> **SUPPLIED RECORDS**:
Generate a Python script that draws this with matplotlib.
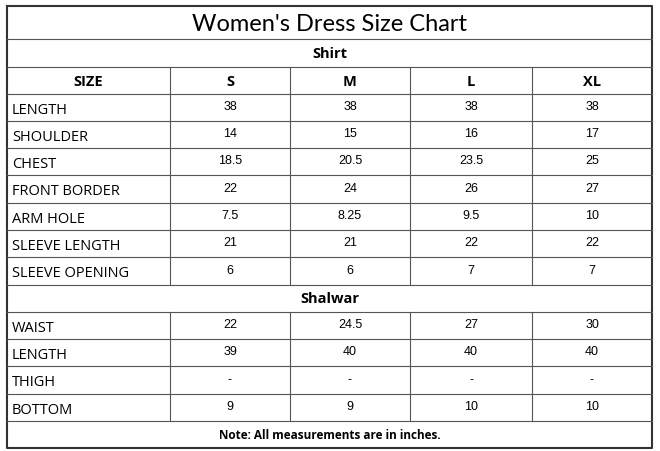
import matplotlib
matplotlib.use("Agg")
import matplotlib.pyplot as plt

title = "Women's Dress Size Chart"
sizes = ["S", "M", "L", "XL"]
shirt_rows = ["LENGTH", "SHOULDER", "CHEST", "FRONT BORDER", "ARM HOLE", "SLEEVE LENGTH", "SLEEVE OPENING"]
shirt_vals = [["38", "38", "38", "38"], ["14", "15", "16", "17"], ["18.5", "20.5", "23.5", "25"],
              ["22", "24", "26", "27"], ["7.5", "8.25", "9.5", "10"], ["21", "21", "22", "22"],
              ["6", "6", "7", "7"]]
shalwar_rows = ["WAIST", "LENGTH", "THIGH", "BOTTOM"]
shalwar_vals = [["22", "24.5", "27", "30"], ["39", "40", "40", "40"], ["-", "-", "-", "-"],
                ["9", "9", "10", "10"]]
note = "Note: All measurements are in inches."

fig = plt.figure(figsize=(6.6, 4.52), dpi=100)
ax = fig.add_axes([0, 0, 1, 1])
ax.set_xlim(0, 660); ax.set_ylim(452, 0); ax.axis("off")

L, R = 7, 652
cols = [7, 170, 290, 410, 532, 652]
ys = [7, 40, 68, 95, 122, 149, 176, 204, 231, 258, 286, 313, 340, 367, 395, 422, 449]
lc = "#555555"
ax.plot([L, R, R, L, L], [ys[0], ys[0], ys[-1], ys[-1], ys[0]], color="#333333", lw=1.5)
for y in ys[1:-1]:
    ax.plot([L, R], [y, y], color=lc, lw=0.8)
grid_bands = [(ys[2], ys[10]), (ys[11], ys[15])]
for a, b in grid_bands:
    for x in cols[1:-1]:
        ax.plot([x, x], [a, b], color=lc, lw=0.8)

def mid(i): return (ys[i] + ys[i + 1]) / 2
ax.text(330, mid(0) + 1, title, ha="center", va="center", fontsize=17, family="Lato")
ax.text(330, mid(1), "Shirt", ha="center", va="center", fontsize=10.5, weight="bold", family="Open Sans")
ax.text((cols[0] + cols[1]) / 2, mid(2), "SIZE", ha="center", va="center", fontsize=10.5, weight="bold", family="Open Sans")
for j, s in enumerate(sizes):
    ax.text((cols[j + 1] + cols[j + 2]) / 2, mid(2), s, ha="center", va="center", fontsize=10.5, weight="bold", family="Open Sans")

def rows(names, vals, start):
    for i, (n, v) in enumerate(zip(names, vals)):
        r = start + i
        ax.text(12, mid(r) + 2, n, ha="left", va="center", fontsize=10.5, family="Open Sans")
        for j, t in enumerate(v):
            ax.text((cols[j + 1] + cols[j + 2]) / 2, mid(r) - 1, t, ha="center", va="center", fontsize=9, family="Liberation Sans")

rows(shirt_rows, shirt_vals, 3)
ax.text(330, mid(10), "Shalwar", ha="center", va="center", fontsize=10.5, weight="bold", family="Open Sans")
rows(shalwar_rows, shalwar_vals, 11)
ax.text(330, mid(15), note, ha="center", va="center", fontsize=8.5, weight="bold", family="Open Sans")
fig.savefig("out.png", dpi=100)
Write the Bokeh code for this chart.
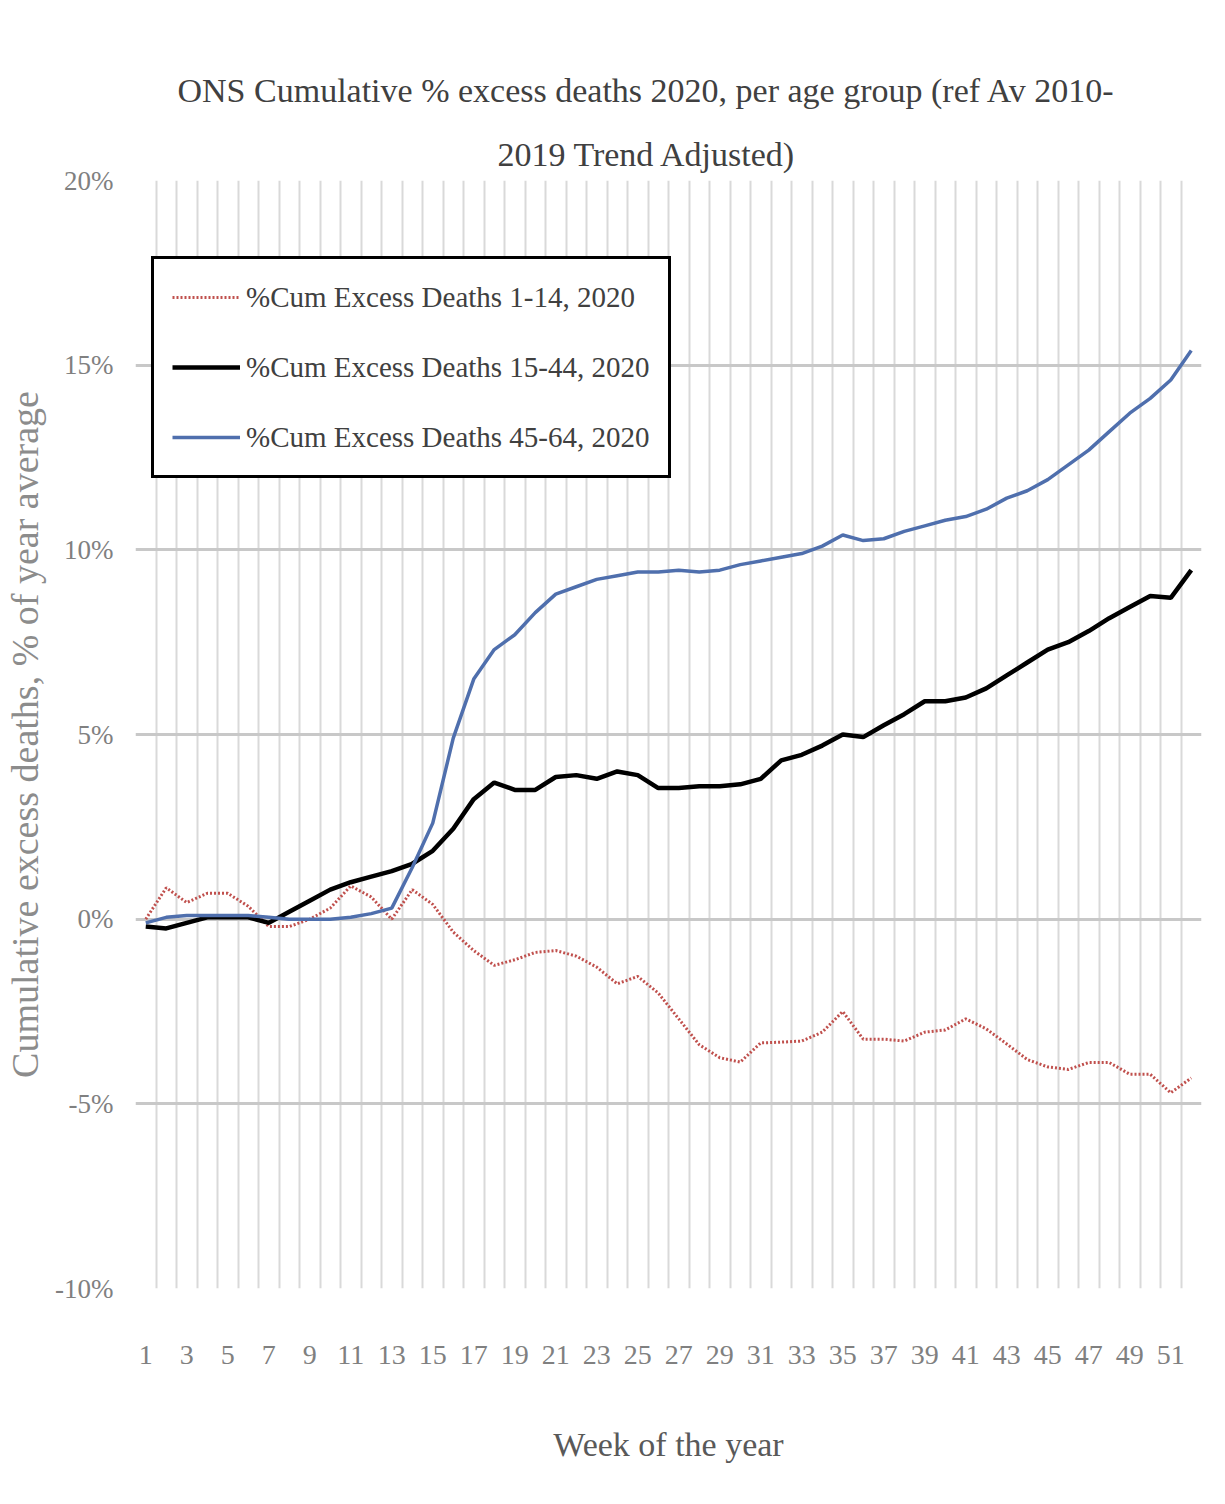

> **EXERCISE DETAILS**: Please restate the material above line by line, exactly, beginning at its first line and ending with the line that contains "ax.set_xlim(0, 660); ax.set_ylim(452, 0);", without any pictures.

> **FINAL RESULT**:
Generate a Python script that draws this with matplotlib.
import matplotlib
matplotlib.use("Agg")
import matplotlib.pyplot as plt

title = "Women's Dress Size Chart"
sizes = ["S", "M", "L", "XL"]
shirt_rows = ["LENGTH", "SHOULDER", "CHEST", "FRONT BORDER", "ARM HOLE", "SLEEVE LENGTH", "SLEEVE OPENING"]
shirt_vals = [["38", "38", "38", "38"], ["14", "15", "16", "17"], ["18.5", "20.5", "23.5", "25"],
              ["22", "24", "26", "27"], ["7.5", "8.25", "9.5", "10"], ["21", "21", "22", "22"],
              ["6", "6", "7", "7"]]
shalwar_rows = ["WAIST", "LENGTH", "THIGH", "BOTTOM"]
shalwar_vals = [["22", "24.5", "27", "30"], ["39", "40", "40", "40"], ["-", "-", "-", "-"],
                ["9", "9", "10", "10"]]
note = "Note: All measurements are in inches."

fig = plt.figure(figsize=(6.6, 4.52), dpi=100)
ax = fig.add_axes([0, 0, 1, 1])
ax.set_xlim(0, 660); ax.set_ylim(452, 0); ax.axis("off")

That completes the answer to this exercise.